Interview with Brett Moraski
Q1: Looking back on the last 90 days, what are some of the bigger deals (M&A, funding rounds) that you think will have a big impact this year?
I think we should look at this in 3 buckets:
1) The corporate space (for things like the CVS/Aetna deal)
2) Private equity
3) Venture capital
For the corporate space, the headliner was absolutely CVS/Aetna. To a lesser degree, the Cigna-Express Scripts deal. But CVA-Aetna is unique because it really is trying to drive a new model of care in the market, not just trying to make numbers work differently. They have a strategy of engagement they are laying out, and it aligns with what health plans have been talking about, but have not been able to deploy. The new entity will be using sites in the community to build wellness on the insurance side of house.

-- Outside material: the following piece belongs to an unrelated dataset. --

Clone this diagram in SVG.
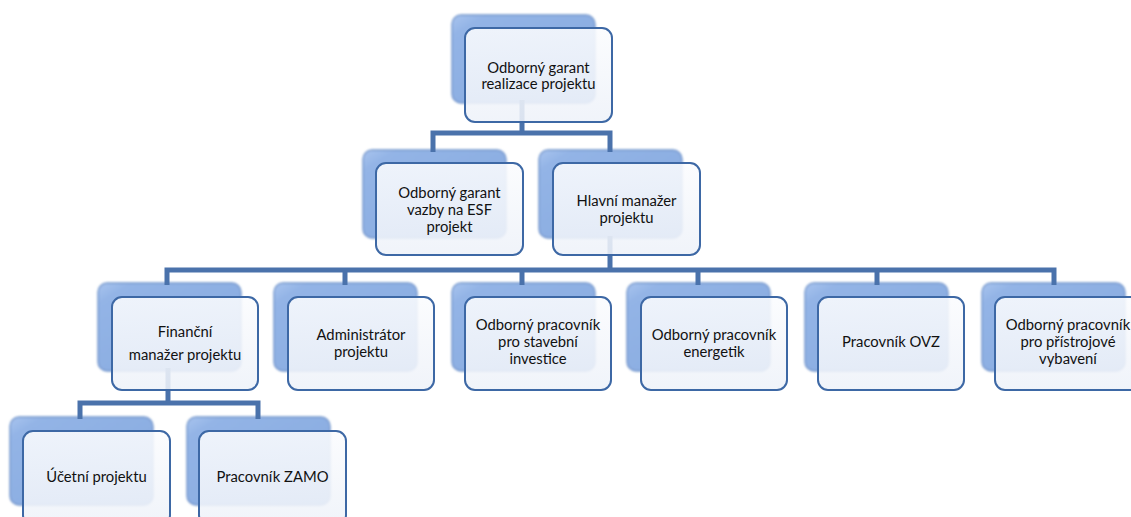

In the private equity space, I think about the Kindred-Humana deal. Humana worked with TPG Capital and Welsh, Carson, Anderson and Stowe to buy Kindred. Humana was already focused on driving care into the home and now there are a lot of assets with Kindred to do it. This deal was also interesting because you had a large insurer working with PE to do a complicated deal. That’s unique and it reflects how people will need to be creative in future auctions. You will need to be creative in how you drive value thinking of different angles.
For the venture capital space in healthcare, what stuck out for me are the heavy investments on the insurance side for things like Oscar/Alphabet, Clover, and Bright. We now have very large, well-funded startups going after a traditionally very narrow market with fewer entrants on the insurance side. The idea is that deploying new tech and marketing differently and doing partnerships differently will cause a lot of impact. This is expected to impact Medicare Advantage, but also Medicaid and commercial markets that are testing new models.
Q2: Looking ahead for the next 90 days, how active do you think capital investment players will be in relation to investments with potential Medicaid revenues?
Healthcare as an investment area is as active as its ever been in terms of both valuations and volume. This activity is causing people to look more broadly than before. The best example is the Medicaid space. Medicaid traditionally has been a space that people have been less comfortable investing in because of reimbursement risk. And now there are now some new dynamics around things like work requirements that can reduce enrollment in certain states. That’s on the negative side. But on the positive side, you have states like NC going to managed care for the first time. So there are big adds.
In reality, the Medicaid space is a very big market. Its more diverse than people on the outside realize. I do see the comfort level increasing for Medicaid investment. Its simply too large to ignore, even if traditionally it has gotten less attention.
One area of new focus will be things that tie back to social determinants. There is a lot of applicability in engaging with members to improve costs and care.
Q3: What advice would you give to your peers about vetting potential healthcare opportunities?
What’s tricky about healthcare is that people treat it all as one industry vertical, but really its a collection of a thousand different niches. There’s Medicaid, care technologies, provider groups, managed care, pharma, finance, and on and on. Healthcare is a multi-trillion dollar space with lot of billon dollar businesses within it.
You must get expertise or surround yourself with people that have it. Whether its in reimbursement, regulations or another area- specific expertise is key.
You also have to understand how to pivot and tack to all the changes that have happened to healthcare in the last decade. Healthcare has moved fairly rapidly in lot of different ways, even though at times it feels like an iceberg melting. That change creates opportunities, but you have to think through the fundamentals of the investment horizon and how to align with where the markets going and not where its been.